Requirements
Leaving out every picture, retype the lines below from the top through the one that contains "const measuredCO2 = [408, 701, 962, 1220];".

Given data
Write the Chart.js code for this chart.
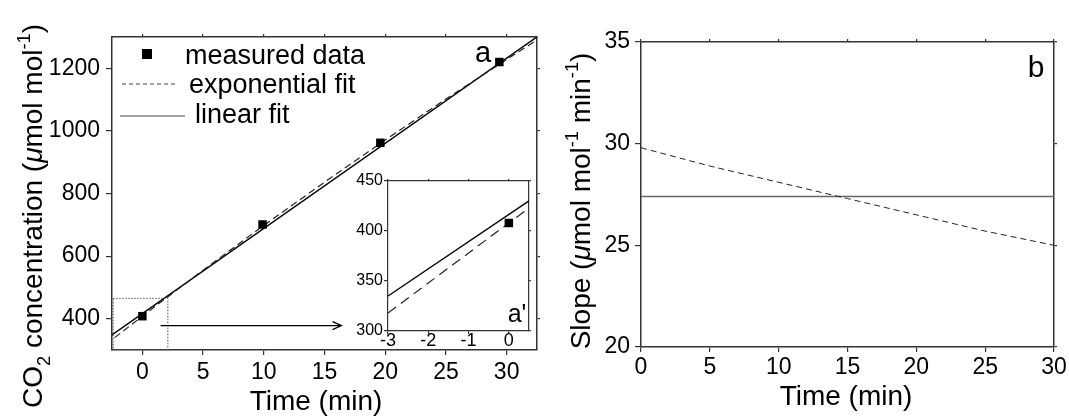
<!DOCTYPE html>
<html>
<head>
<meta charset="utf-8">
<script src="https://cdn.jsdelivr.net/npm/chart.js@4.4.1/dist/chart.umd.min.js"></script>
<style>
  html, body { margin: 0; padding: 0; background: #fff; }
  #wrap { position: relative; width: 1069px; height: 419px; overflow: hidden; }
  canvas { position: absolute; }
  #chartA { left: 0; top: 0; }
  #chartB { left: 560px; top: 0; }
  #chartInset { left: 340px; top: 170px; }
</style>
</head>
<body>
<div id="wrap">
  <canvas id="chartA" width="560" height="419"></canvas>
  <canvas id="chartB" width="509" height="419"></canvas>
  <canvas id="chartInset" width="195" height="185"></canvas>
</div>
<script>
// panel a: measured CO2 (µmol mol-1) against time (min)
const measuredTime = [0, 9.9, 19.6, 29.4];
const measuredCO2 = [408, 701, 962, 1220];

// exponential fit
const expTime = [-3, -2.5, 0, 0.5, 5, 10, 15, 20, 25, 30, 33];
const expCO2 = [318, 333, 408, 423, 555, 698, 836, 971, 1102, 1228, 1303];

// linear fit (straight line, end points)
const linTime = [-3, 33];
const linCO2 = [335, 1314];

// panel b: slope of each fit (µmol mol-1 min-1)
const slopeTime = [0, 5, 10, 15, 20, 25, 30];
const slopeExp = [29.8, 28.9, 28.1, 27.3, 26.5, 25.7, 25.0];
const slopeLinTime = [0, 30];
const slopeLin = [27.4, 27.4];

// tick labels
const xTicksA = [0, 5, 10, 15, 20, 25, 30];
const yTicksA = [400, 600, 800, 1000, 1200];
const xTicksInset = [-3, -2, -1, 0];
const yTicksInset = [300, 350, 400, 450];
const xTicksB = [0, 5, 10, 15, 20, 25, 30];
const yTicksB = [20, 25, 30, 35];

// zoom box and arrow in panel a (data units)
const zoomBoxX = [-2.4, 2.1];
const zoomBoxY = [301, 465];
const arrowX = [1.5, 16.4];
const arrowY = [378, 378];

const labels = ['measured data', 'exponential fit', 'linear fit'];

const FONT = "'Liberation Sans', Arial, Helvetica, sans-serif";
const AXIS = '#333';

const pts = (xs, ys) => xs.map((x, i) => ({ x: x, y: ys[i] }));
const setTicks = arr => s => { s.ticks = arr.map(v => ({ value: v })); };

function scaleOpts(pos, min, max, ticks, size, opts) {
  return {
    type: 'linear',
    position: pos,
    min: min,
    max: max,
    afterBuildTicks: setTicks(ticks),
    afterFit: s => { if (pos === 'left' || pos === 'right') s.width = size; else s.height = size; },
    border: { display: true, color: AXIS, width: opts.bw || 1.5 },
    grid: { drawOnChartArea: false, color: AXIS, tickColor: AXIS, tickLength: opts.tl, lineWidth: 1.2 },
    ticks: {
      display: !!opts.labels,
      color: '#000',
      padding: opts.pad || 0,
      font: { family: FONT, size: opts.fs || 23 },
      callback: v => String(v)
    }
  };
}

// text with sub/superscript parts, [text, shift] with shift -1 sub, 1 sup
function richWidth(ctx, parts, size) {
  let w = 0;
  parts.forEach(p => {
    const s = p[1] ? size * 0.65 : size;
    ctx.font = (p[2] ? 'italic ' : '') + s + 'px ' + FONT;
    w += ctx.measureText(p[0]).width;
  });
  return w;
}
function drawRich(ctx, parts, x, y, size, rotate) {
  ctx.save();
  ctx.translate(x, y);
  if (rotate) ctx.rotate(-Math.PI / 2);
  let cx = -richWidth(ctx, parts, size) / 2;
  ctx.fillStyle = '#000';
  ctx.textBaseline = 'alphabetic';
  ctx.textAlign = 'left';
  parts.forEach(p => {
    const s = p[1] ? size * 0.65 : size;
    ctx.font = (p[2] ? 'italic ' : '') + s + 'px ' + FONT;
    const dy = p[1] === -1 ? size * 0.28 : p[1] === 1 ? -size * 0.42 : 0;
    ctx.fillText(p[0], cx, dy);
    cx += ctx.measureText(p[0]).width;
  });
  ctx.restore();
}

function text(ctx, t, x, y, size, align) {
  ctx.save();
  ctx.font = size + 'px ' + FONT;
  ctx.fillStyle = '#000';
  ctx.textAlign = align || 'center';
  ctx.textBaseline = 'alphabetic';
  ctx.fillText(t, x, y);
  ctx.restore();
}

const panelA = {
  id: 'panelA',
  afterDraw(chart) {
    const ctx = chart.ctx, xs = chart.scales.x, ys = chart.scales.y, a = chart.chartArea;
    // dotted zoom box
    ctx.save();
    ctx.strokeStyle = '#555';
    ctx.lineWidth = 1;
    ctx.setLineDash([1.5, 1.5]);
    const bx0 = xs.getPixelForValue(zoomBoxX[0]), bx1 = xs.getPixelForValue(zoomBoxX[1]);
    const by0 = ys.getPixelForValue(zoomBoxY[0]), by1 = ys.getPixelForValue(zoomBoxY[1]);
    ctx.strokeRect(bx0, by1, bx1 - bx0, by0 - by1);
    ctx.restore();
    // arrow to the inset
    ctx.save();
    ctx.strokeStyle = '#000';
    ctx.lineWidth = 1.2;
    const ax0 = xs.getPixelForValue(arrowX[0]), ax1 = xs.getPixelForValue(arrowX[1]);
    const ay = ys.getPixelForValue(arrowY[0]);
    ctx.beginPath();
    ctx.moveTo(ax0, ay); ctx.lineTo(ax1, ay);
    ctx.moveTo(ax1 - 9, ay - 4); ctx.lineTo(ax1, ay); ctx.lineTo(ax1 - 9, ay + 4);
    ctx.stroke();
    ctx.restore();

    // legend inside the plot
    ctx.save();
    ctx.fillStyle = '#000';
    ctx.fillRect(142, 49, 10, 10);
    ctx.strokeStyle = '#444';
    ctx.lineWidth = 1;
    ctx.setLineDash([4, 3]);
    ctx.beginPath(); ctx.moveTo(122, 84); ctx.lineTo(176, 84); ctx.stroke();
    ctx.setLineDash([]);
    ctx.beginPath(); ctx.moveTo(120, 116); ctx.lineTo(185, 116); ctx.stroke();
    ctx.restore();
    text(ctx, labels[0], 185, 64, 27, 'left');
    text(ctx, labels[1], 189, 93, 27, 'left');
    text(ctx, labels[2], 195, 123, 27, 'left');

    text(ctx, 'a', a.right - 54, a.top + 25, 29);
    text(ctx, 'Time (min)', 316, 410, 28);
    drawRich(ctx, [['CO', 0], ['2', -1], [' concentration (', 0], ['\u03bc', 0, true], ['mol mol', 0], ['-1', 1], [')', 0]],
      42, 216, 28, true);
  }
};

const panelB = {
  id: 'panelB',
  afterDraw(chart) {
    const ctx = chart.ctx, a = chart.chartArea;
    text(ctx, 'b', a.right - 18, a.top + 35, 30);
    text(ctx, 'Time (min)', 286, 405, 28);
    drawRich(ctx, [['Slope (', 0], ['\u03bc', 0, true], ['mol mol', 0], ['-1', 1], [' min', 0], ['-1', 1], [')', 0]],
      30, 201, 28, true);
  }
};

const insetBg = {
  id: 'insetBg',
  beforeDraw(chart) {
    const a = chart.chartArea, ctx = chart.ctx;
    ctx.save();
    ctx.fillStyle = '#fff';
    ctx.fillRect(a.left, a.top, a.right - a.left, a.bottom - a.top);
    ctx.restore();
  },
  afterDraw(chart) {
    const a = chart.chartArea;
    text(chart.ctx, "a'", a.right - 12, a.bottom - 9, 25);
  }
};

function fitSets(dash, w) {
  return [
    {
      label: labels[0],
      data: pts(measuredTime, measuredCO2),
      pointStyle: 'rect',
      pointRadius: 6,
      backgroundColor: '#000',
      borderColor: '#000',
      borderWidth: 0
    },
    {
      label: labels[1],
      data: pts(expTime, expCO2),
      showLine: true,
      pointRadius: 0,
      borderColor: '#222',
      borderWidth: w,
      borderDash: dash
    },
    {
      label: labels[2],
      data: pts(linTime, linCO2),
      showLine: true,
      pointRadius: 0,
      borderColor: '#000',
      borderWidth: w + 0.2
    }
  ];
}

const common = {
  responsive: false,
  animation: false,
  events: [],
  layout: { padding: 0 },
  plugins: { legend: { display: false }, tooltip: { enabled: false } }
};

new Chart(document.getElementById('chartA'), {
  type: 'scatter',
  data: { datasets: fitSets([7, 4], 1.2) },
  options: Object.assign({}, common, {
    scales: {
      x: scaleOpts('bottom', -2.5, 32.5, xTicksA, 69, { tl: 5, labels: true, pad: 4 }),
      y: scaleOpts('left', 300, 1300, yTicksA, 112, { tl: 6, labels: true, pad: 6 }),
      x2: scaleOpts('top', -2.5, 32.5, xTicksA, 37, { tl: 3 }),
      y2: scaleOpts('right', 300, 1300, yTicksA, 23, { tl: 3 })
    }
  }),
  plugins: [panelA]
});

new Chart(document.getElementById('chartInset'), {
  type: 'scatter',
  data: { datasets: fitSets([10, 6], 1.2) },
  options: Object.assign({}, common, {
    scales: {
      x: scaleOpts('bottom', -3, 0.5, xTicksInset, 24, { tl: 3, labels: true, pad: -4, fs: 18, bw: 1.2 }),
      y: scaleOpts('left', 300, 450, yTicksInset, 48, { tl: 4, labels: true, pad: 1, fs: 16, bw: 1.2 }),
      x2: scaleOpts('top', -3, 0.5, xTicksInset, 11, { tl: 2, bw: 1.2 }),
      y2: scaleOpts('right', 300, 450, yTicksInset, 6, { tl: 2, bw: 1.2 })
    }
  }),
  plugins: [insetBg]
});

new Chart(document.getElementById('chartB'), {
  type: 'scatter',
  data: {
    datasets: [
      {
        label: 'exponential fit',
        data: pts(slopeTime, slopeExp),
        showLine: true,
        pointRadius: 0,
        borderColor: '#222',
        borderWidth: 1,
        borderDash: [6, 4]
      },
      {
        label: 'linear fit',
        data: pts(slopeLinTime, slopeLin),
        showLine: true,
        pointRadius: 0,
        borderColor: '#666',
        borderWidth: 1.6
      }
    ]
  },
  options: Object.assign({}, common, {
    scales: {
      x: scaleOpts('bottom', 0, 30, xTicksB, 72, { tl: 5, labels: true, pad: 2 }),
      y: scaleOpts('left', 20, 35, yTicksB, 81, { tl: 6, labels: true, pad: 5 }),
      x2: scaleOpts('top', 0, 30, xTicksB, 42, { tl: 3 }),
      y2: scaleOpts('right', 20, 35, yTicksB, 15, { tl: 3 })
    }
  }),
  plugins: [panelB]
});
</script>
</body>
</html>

Problem solution
Write the Chart.js code for this chart.
<!DOCTYPE html>
<html>
<head>
<meta charset="utf-8">
<script src="https://cdn.jsdelivr.net/npm/chart.js@4.4.1/dist/chart.umd.min.js"></script>
<style>
  html, body { margin: 0; padding: 0; background: #fff; }
  #wrap { position: relative; width: 1069px; height: 419px; overflow: hidden; }
  canvas { position: absolute; }
  #chartA { left: 0; top: 0; }
  #chartB { left: 560px; top: 0; }
  #chartInset { left: 340px; top: 170px; }
</style>
</head>
<body>
<div id="wrap">
  <canvas id="chartA" width="560" height="419"></canvas>
  <canvas id="chartB" width="509" height="419"></canvas>
  <canvas id="chartInset" width="195" height="185"></canvas>
</div>
<script>
// panel a: measured CO2 (µmol mol-1) against time (min)
const measuredTime = [0, 9.9, 19.6, 29.4];
const measuredCO2 = [408, 701, 962, 1220];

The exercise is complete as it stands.